A Berlin, heureusement, Daniel Barenboim avait plus de courage dans son Staatsoper, notamment pour une Fiancée du tsar mémorable ces dernières années : il est vrai qu’il avait mis le doigt sur la personne capable de refaire vibrer ces œuvres dans une sensibilité contemporaine, l’incontournable Dimitri Tcherniakov, que le caractère slave de l’entreprise ne gênait guère puisque c’était son liquide amniotique et que son regard vif et acéré savait dépouiller ces œuvres de leur trop d’exotisme, qui pour lui n’en est pas un. Et c’est à Barenboim justement que Patrice Chéreau déclarait un jour, en découvrant le travail du jeune metteur en russe : « Mais qui est ce génie ? ». On le vérifie une fois de plus.
© Elise Haberer / Opéra national de Paris
Que dire de cette Fille de neige, que l’Opéra Bastille propose enfin aujourd’hui à un public qui ne ménage pas son enthousiasme aux interprètes, sinon qu’elle transcende les enregistrements qu’on en connaissait et que grâce à la vision suprêmement intelligente que Tcherniakov en donne, elle va encore beaucoup plus loin dans la portée du sujet, tiré d’une légende si romantique avec son affrontement du surnaturel et du terrestre que Tchaïkovski en tira lui aussi un petit opéra, quelques années avant Rimski-Korsakov, et qu’il jalousa furieusement le succès et la musique du second. Il faut avouer qu’il y a de quoi, car si chef d’œuvre lyrique ce dernier a composé, c’est bien celui-là.
Mais autant que la quasi découverte de l’action scénique pour la grande majorité du public, il faut s’émerveiller de ce que le spectacle soit ici, et avant tout, un acte d’amour. En premier, non seulement du metteur en scène Dimitri Tcherniakov, mais aussi du fantastique chef amené à faire ses débuts parisiens à cette occasion : dès que Mikhail Tatarnikov lève sa baguette, et que la fosse commence à frémir, on ressent comme un vent nouveau de délicatesse, de poésie, de douceur vibrante et l’on se dit qu’un enchanteur est venu animer les pupitres de l’Orchestre de l’Opéra, lequel ondule et s’enfle comme poussé par une brise amoureuse. Bonheur total que de savourer une direction aussi fine et sensitive.

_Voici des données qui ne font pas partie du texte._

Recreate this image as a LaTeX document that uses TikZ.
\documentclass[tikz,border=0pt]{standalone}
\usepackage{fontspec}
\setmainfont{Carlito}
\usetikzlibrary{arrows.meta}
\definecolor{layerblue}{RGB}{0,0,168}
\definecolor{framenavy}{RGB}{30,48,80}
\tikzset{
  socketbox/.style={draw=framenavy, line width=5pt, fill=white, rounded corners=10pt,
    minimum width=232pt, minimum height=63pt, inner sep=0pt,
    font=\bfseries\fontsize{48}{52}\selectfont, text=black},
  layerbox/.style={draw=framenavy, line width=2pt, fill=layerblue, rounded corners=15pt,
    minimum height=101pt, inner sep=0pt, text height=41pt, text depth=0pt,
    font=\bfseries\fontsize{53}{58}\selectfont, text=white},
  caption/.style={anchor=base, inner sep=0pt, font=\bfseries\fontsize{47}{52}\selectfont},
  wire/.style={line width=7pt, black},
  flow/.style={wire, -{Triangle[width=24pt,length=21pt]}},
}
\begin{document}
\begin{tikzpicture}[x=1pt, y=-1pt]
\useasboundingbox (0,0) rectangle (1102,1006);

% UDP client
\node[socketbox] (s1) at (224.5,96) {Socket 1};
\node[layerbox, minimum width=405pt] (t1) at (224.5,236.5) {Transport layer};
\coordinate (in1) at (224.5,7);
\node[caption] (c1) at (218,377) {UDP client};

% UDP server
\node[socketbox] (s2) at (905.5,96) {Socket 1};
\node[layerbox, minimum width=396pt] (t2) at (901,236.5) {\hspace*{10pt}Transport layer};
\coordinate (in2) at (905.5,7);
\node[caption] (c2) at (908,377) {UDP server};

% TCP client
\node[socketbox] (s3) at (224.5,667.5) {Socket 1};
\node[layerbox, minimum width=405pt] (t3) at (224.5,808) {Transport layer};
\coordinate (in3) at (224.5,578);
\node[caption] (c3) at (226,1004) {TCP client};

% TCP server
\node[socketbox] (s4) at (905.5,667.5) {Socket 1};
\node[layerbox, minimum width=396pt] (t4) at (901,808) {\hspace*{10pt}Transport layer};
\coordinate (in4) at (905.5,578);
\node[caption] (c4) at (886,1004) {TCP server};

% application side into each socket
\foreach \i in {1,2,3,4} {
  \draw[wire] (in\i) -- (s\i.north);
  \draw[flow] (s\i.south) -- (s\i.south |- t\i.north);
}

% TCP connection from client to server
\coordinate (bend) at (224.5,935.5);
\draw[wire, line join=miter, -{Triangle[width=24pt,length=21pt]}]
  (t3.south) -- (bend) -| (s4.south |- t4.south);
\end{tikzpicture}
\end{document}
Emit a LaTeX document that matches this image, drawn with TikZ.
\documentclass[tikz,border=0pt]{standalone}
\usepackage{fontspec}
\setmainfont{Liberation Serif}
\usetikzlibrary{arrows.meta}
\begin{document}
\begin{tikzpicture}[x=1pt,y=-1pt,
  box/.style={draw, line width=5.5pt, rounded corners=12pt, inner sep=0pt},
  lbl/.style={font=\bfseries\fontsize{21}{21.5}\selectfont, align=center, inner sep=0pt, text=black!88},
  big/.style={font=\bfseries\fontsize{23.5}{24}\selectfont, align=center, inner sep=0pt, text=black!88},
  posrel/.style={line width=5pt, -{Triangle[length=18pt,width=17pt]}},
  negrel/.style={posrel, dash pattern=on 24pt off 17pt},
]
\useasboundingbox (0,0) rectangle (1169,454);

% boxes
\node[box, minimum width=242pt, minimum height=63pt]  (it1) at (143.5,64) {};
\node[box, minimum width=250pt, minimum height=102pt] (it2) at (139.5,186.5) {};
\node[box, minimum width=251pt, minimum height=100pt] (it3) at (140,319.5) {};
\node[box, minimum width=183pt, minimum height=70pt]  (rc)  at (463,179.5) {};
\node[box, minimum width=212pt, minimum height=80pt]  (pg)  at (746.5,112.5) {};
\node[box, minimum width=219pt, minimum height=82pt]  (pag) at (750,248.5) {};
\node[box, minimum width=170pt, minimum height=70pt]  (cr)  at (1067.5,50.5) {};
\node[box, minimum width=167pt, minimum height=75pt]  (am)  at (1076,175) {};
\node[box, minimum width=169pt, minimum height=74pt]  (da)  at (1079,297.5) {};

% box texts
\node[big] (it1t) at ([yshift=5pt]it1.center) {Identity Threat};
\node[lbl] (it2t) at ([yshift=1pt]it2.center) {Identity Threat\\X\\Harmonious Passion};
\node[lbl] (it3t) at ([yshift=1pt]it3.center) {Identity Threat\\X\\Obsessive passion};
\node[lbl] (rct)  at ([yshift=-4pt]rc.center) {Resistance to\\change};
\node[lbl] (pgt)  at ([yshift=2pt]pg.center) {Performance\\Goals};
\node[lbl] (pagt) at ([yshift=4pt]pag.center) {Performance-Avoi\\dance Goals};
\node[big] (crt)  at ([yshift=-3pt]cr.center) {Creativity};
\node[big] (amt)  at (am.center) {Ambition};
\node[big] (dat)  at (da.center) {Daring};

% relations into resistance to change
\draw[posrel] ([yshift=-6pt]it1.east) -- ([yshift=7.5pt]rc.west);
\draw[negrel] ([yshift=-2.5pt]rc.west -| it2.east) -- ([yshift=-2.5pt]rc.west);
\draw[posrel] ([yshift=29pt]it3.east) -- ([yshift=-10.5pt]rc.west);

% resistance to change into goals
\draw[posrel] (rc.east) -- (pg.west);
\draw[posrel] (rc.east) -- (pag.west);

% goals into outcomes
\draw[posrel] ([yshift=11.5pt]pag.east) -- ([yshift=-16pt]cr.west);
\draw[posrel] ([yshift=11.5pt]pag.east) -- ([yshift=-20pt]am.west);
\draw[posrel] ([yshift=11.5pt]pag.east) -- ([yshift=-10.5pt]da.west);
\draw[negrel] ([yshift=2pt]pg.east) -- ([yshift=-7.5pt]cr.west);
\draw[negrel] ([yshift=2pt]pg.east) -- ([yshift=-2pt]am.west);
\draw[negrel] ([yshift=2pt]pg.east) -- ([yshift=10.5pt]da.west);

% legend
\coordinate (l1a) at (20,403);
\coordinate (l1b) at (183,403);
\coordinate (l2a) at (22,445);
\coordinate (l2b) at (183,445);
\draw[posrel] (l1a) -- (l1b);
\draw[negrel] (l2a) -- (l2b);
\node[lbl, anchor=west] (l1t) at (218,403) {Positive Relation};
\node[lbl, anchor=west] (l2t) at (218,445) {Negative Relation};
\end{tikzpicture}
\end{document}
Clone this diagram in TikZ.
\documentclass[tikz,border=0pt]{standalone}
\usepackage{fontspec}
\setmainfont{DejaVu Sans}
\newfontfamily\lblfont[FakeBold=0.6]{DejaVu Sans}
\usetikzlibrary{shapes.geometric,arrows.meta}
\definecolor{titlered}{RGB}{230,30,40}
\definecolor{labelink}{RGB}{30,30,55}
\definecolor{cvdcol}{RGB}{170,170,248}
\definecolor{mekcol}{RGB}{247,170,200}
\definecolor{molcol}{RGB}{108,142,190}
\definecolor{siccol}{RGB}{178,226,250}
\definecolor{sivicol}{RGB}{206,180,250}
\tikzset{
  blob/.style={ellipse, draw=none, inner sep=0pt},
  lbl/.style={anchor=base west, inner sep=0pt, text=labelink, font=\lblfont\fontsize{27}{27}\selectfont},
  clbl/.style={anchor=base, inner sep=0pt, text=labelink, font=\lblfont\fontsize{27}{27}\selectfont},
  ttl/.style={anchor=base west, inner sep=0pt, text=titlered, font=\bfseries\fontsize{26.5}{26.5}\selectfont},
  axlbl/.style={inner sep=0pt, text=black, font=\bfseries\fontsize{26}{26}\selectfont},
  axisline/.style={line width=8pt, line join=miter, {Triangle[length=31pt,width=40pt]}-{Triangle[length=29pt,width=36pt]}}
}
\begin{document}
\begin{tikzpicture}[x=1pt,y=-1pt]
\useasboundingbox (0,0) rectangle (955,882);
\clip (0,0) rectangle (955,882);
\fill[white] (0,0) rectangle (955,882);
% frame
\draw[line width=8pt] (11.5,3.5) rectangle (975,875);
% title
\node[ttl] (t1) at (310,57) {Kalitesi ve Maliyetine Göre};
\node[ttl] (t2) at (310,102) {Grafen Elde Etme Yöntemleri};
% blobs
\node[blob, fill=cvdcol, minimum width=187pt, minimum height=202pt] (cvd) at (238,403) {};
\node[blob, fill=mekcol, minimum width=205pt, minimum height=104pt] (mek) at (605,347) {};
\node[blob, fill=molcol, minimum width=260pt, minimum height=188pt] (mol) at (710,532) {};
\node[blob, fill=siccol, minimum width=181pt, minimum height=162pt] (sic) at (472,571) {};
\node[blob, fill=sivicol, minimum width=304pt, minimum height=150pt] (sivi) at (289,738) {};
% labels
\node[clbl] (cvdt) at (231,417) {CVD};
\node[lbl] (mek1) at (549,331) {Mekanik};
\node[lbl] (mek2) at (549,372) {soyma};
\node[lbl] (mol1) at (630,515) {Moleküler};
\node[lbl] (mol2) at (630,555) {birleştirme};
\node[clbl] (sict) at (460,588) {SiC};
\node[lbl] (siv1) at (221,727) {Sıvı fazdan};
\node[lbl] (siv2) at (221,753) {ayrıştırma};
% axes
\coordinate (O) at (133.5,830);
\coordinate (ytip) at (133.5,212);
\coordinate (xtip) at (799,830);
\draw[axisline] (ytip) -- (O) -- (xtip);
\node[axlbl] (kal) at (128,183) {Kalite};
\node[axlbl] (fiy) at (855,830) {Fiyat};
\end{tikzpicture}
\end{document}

Emerveillement aussi devant les extraordinaires compositions des interprètes : en tout premier lieu, l’exquise Aida Garifullina, fine comme une gazelle dans ses petites tenues enfantines, déployant en d’infinies nuances sa riche voix de colorature dramatique, aux accents polis par sa fréquentation du répertoire italien et français, et dépourvue de cette consonance nasillarde, de ce timbre aigrelet qui ciblent trop souvent à nos oreilles belcantistes la spécificité des voix russes aigues. Admirable actrice de surcroît.
© Elise Haberer / Opera national de Paris
Autre choc du plateau, l’inouï contre- ténor ukrainien, Yurly Mynenko, que l’on connaît déjà dans le répertoire baroque, mais dont on découvre ici l’insolite pouvoir d’une voix caressante et inclassable. Le voir arriver en Lel, le berger androgyne qui incarne la redoutable séduction du printemps et son irrésistible force de vie, a quelque chose d’infiniment troublant, car cette séduction n’est pas évidente au premier regard : le metteur en scène a campé sa robuste silhouette un peu lourde dans un tricot camionneur, pull sur les hanches, baskets et cheveux longs blonds de lin comme un elfe du Seigneur de Anneaux. Devant cette apparition provocante et bizarre, on redoute Astérix, mais dès qu’il ouvre la bouche, c’est Orphée qui s’empare de nous, et de l’héroïne, et laisse comme envoûté.
Autre incarnation mémorable, celle, tout à l’inverse du personnage éthéré de Fleur de neige, de la robuste et charnelle Martina Serafin en Koupava. On a rarement vu la soprano autrichienne, parfois éblouissante mais parfois décevante, dans un rôle qui convient aussi bien à sa riche nature et à sa voix tempétueuse. Le contraste est superbe. Magnifiques aussi, le dur et violent Mizguir de Thomas Johannes Mayer, d’une ampleur toute wagnérienne, et la puissante Elena Manistina, Dame Printemps aux allures de diva grande époque. Excellent enfin le tontonnant Tsar Bérendeï, incarné tout en ronde et inquisitrice subtilité par l’ukrainien Maxim Paster, sans parler du formidable Vladimir Ognovenko, Père Gel, qu’on n’oublie guère même si son rôle est court.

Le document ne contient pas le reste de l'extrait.